## DIRECTIONS
Write the data below out exactly as it stands. Do not include the pictures.

## DATA EXTRACT
================

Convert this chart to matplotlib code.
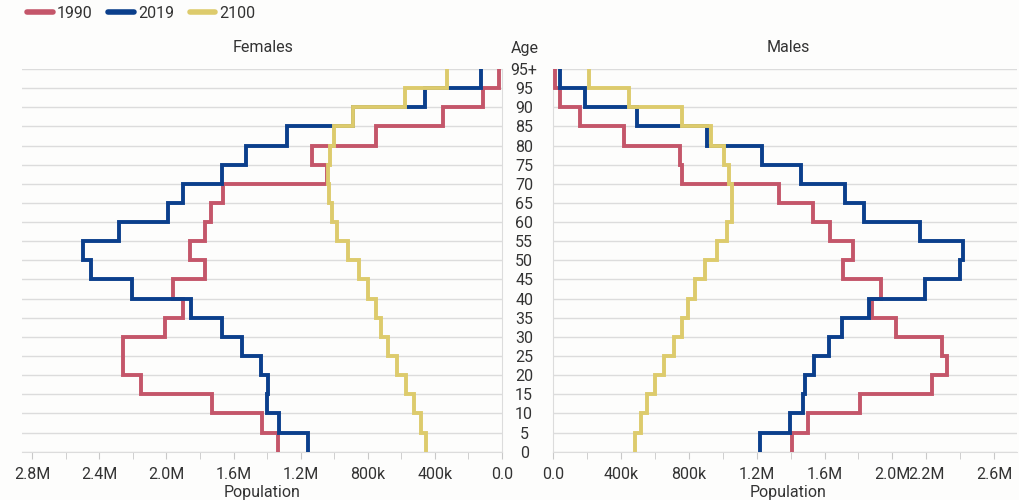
import numpy as np
import matplotlib.pyplot as plt

plt.rcParams['font.family'] = ['Roboto', 'DejaVu Sans']

# age groups, bottom to top (edges 0..20 on the y scale)
age_labels = ['0', '5', '10', '15', '20', '25', '30', '35', '40', '45', '50',
              '55', '60', '65', '70', '75', '80', '85', '90', '95', '95+']

# population per 5-year group, youngest first
fem_1990 = [1333e3, 1432e3, 1727e3, 2154e3, 2257e3, 2257e3, 2010e3, 1900e3, 1960e3, 1770e3,
            1860e3, 1770e3, 1737e3, 1663e3, 1043e3, 1133e3, 751e3, 352e3, 113e3, 18e3]
fem_2019 = [1155e3, 1328e3, 1400e3, 1395e3, 1437e3, 1548e3, 1671e3, 1856e3, 2208e3, 2452e3,
            2496e3, 2281e3, 1989e3, 1900e3, 1671e3, 1528e3, 1283e3, 888e3, 459e3, 125e3]
fem_2100 = [455e3, 485e3, 523e3, 572e3, 624e3, 681e3, 721e3, 753e3, 797e3, 852e3,
            920e3, 985e3, 1015e3, 1031e3, 1039e3, 1025e3, 1000e3, 886e3, 578e3, 326e3]

male_1990 = [1406e3, 1505e3, 1810e3, 2236e3, 2325e3, 2295e3, 2020e3, 1878e3, 1931e3, 1711e3,
             1766e3, 1632e3, 1534e3, 1333e3, 757e3, 747e3, 419e3, 157e3, 40e3, 10e3]
male_2019 = [1220e3, 1397e3, 1471e3, 1485e3, 1538e3, 1627e3, 1701e3, 1863e3, 2190e3, 2400e3,
             2415e3, 2160e3, 1835e3, 1721e3, 1461e3, 1229e3, 905e3, 492e3, 187e3, 40e3]
male_2100 = [482e3, 515e3, 551e3, 600e3, 655e3, 712e3, 757e3, 797e3, 836e3, 895e3,
             964e3, 1023e3, 1056e3, 1052e3, 1037e3, 1007e3, 930e3, 757e3, 447e3, 212e3]

years = ['1990', '2019', '2100']
colors = ['#C4566A', '#0B3F8C', '#DDCB6C']

fem_ticks = [2.8e6, 2.4e6, 2.0e6, 1.6e6, 1.2e6, 0.8e6, 0.4e6, 0]
fem_ticklabels = ['2.8M', '2.4M', '2.0M', '1.6M', '1.2M', '800k', '400k', '0.0']
male_ticks = [0, 0.4e6, 0.8e6, 1.2e6, 1.6e6, 2.0e6, 2.2e6, 2.6e6]
male_ticklabels = ['0.0', '400k', '800k', '1.2M', '1.6M', '2.0M', '2.2M', '2.6M']

W, H = 1019, 500
fig = plt.figure(figsize=(W / 100, H / 100), dpi=100)
fig.patch.set_facecolor('#FDFDFC')

ax_f = fig.add_axes([21.7 / W, 1 - 451.7 / H, (502 - 21.7) / W, (451.7 - 69) / H])
ax_m = fig.add_axes([553.3 / W, 1 - 451.7 / H, (1017 - 553.3) / W, (451.7 - 69) / H])

edges = np.arange(len(age_labels))
grid_c = '#DCDCDC'
text_c = '#333333'

for ax, series in [(ax_f, [fem_1990, fem_2019, fem_2100]),
                   (ax_m, [male_1990, male_2019, male_2100])]:
    ax.set_facecolor('none')
    for vals, col, yr in zip(series, colors, years):
        ax.stairs(vals, edges, orientation='horizontal', baseline=None,
                  color=col, linewidth=2.8, label=yr, clip_on=False, zorder=3)
    ax.set_ylim(0, 20)
    ax.set_yticks(edges)
    ax.grid(axis='y', color=grid_c, linewidth=1.0)
    ax.set_axisbelow(True)
    for s in ['top', 'left', 'right']:
        ax.spines[s].set_visible(False)
    ax.spines['bottom'].set_color(grid_c)
    ax.minorticks_on()
    ax.tick_params(axis='x', which='both', direction='out', length=5, color='#C8C8C8',
                   labelsize=11.5, labelcolor=text_c, pad=6)
    ax.tick_params(axis='y', which='both', length=0)

# females: reversed axis, spine on the age side
ax_f.set_xlim(2.863e6, 0)
ax_f.set_xticks(fem_ticks)
ax_f.set_xticklabels(fem_ticklabels)
ax_f.set_xticks(np.arange(0, 2.81e6, 2e5), minor=True)
ax_f.set_yticklabels([])
ax_f.spines['right'].set_visible(True)
ax_f.spines['right'].set_color(grid_c)

# males
ax_m.set_xlim(0, 2.735e6)
ax_m.set_xticks(male_ticks)
ax_m.set_xticklabels(male_ticklabels)
ax_m.set_xticks(np.arange(0, 2.61e6, 2e5), minor=True)
ax_m.spines['left'].set_visible(True)
ax_m.spines['left'].set_color(grid_c)
ax_m.set_yticklabels(age_labels)
ax_m.tick_params(axis='y', labelsize=11.5, labelcolor=text_c, pad=21)
for t in ax_m.get_yticklabels():
    t.set_horizontalalignment('center')

fig.text(263 / W, 1 - 48 / H, 'Females', ha='center', va='center', fontsize=11.5, color=text_c)
fig.text(788 / W, 1 - 48 / H, 'Males', ha='center', va='center', fontsize=11.5, color=text_c)
fig.text(525 / W, 1 - 48 / H, 'Age', ha='center', va='center', fontsize=11.5, color=text_c)
fig.text(262 / W, 1 - 492 / H, 'Population', ha='center', va='center', fontsize=11.5, color=text_c)
fig.text(788 / W, 1 - 492 / H, 'Population', ha='center', va='center', fontsize=11.5, color=text_c)

handles = [plt.Line2D([], [], color=c, linewidth=4, solid_capstyle='round') for c in colors]
fig.legend(handles, years, loc='center left', bbox_to_anchor=(27 / W, 1 - 13 / H),
           ncol=3, frameon=False, fontsize=11.5, handlelength=1.6, handletextpad=0.25,
           columnspacing=1.0, borderpad=0, borderaxespad=0, labelcolor=text_c)

fig.savefig('out.png', dpi=100, facecolor=fig.get_facecolor())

================

## TASK RESULT
Convert this chart to matplotlib code.
import numpy as np
import matplotlib.pyplot as plt

plt.rcParams['font.family'] = ['Roboto', 'DejaVu Sans']

# age groups, bottom to top (edges 0..20 on the y scale)
age_labels = ['0', '5', '10', '15', '20', '25', '30', '35', '40', '45', '50',
              '55', '60', '65', '70', '75', '80', '85', '90', '95', '95+']

# population per 5-year group, youngest first
fem_1990 = [1333e3, 1432e3, 1727e3, 2154e3, 2257e3, 2257e3, 2010e3, 1900e3, 1960e3, 1770e3,
            1860e3, 1770e3, 1737e3, 1663e3, 1043e3, 1133e3, 751e3, 352e3, 113e3, 18e3]
fem_2019 = [1155e3, 1328e3, 1400e3, 1395e3, 1437e3, 1548e3, 1671e3, 1856e3, 2208e3, 2452e3,
            2496e3, 2281e3, 1989e3, 1900e3, 1671e3, 1528e3, 1283e3, 888e3, 459e3, 125e3]
fem_2100 = [455e3, 485e3, 523e3, 572e3, 624e3, 681e3, 721e3, 753e3, 797e3, 852e3,
            920e3, 985e3, 1015e3, 1031e3, 1039e3, 1025e3, 1000e3, 886e3, 578e3, 326e3]

male_1990 = [1406e3, 1505e3, 1810e3, 2236e3, 2325e3, 2295e3, 2020e3, 1878e3, 1931e3, 1711e3,
             1766e3, 1632e3, 1534e3, 1333e3, 757e3, 747e3, 419e3, 157e3, 40e3, 10e3]
male_2019 = [1220e3, 1397e3, 1471e3, 1485e3, 1538e3, 1627e3, 1701e3, 1863e3, 2190e3, 2400e3,
             2415e3, 2160e3, 1835e3, 1721e3, 1461e3, 1229e3, 905e3, 492e3, 187e3, 40e3]
male_2100 = [482e3, 515e3, 551e3, 600e3, 655e3, 712e3, 757e3, 797e3, 836e3, 895e3,
             964e3, 1023e3, 1056e3, 1052e3, 1037e3, 1007e3, 930e3, 757e3, 447e3, 212e3]

years = ['1990', '2019', '2100']
colors = ['#C4566A', '#0B3F8C', '#DDCB6C']

fem_ticks = [2.8e6, 2.4e6, 2.0e6, 1.6e6, 1.2e6, 0.8e6, 0.4e6, 0]
fem_ticklabels = ['2.8M', '2.4M', '2.0M', '1.6M', '1.2M', '800k', '400k', '0.0']
male_ticks = [0, 0.4e6, 0.8e6, 1.2e6, 1.6e6, 2.0e6, 2.2e6, 2.6e6]
male_ticklabels = ['0.0', '400k', '800k', '1.2M', '1.6M', '2.0M', '2.2M', '2.6M']

W, H = 1019, 500
fig = plt.figure(figsize=(W / 100, H / 100), dpi=100)
fig.patch.set_facecolor('#FDFDFC')

ax_f = fig.add_axes([21.7 / W, 1 - 451.7 / H, (502 - 21.7) / W, (451.7 - 69) / H])
ax_m = fig.add_axes([553.3 / W, 1 - 451.7 / H, (1017 - 553.3) / W, (451.7 - 69) / H])

edges = np.arange(len(age_labels))
grid_c = '#DCDCDC'
text_c = '#333333'

for ax, series in [(ax_f, [fem_1990, fem_2019, fem_2100]),
                   (ax_m, [male_1990, male_2019, male_2100])]:
    ax.set_facecolor('none')
    for vals, col, yr in zip(series, colors, years):
        ax.stairs(vals, edges, orientation='horizontal', baseline=None,
                  color=col, linewidth=2.8, label=yr, clip_on=False, zorder=3)
    ax.set_ylim(0, 20)
    ax.set_yticks(edges)
    ax.grid(axis='y', color=grid_c, linewidth=1.0)
    ax.set_axisbelow(True)
    for s in ['top', 'left', 'right']:
        ax.spines[s].set_visible(False)
    ax.spines['bottom'].set_color(grid_c)
    ax.minorticks_on()
    ax.tick_params(axis='x', which='both', direction='out', length=5, color='#C8C8C8',
                   labelsize=11.5, labelcolor=text_c, pad=6)
    ax.tick_params(axis='y', which='both', length=0)

# females: reversed axis, spine on the age side
ax_f.set_xlim(2.863e6, 0)
ax_f.set_xticks(fem_ticks)
ax_f.set_xticklabels(fem_ticklabels)
ax_f.set_xticks(np.arange(0, 2.81e6, 2e5), minor=True)
ax_f.set_yticklabels([])
ax_f.spines['right'].set_visible(True)
ax_f.spines['right'].set_color(grid_c)

# males
ax_m.set_xlim(0, 2.735e6)
ax_m.set_xticks(male_ticks)
ax_m.set_xticklabels(male_ticklabels)
ax_m.set_xticks(np.arange(0, 2.61e6, 2e5), minor=True)
ax_m.spines['left'].set_visible(True)
ax_m.spines['left'].set_color(grid_c)
ax_m.set_yticklabels(age_labels)
ax_m.tick_params(axis='y', labelsize=11.5, labelcolor=text_c, pad=21)
for t in ax_m.get_yticklabels():
    t.set_horizontalalignment('center')

fig.text(263 / W, 1 - 48 / H, 'Females', ha='center', va='center', fontsize=11.5, color=text_c)
fig.text(788 / W, 1 - 48 / H, 'Males', ha='center', va='center', fontsize=11.5, color=text_c)
fig.text(525 / W, 1 - 48 / H, 'Age', ha='center', va='center', fontsize=11.5, color=text_c)
fig.text(262 / W, 1 - 492 / H, 'Population', ha='center', va='center', fontsize=11.5, color=text_c)
fig.text(788 / W, 1 - 492 / H, 'Population', ha='center', va='center', fontsize=11.5, color=text_c)

handles = [plt.Line2D([], [], color=c, linewidth=4, solid_capstyle='round') for c in colors]
fig.legend(handles, years, loc='center left', bbox_to_anchor=(27 / W, 1 - 13 / H),
           ncol=3, frameon=False, fontsize=11.5, handlelength=1.6, handletextpad=0.25,
           columnspacing=1.0, borderpad=0, borderaxespad=0, labelcolor=text_c)

fig.savefig('out.png', dpi=100, facecolor=fig.get_facecolor())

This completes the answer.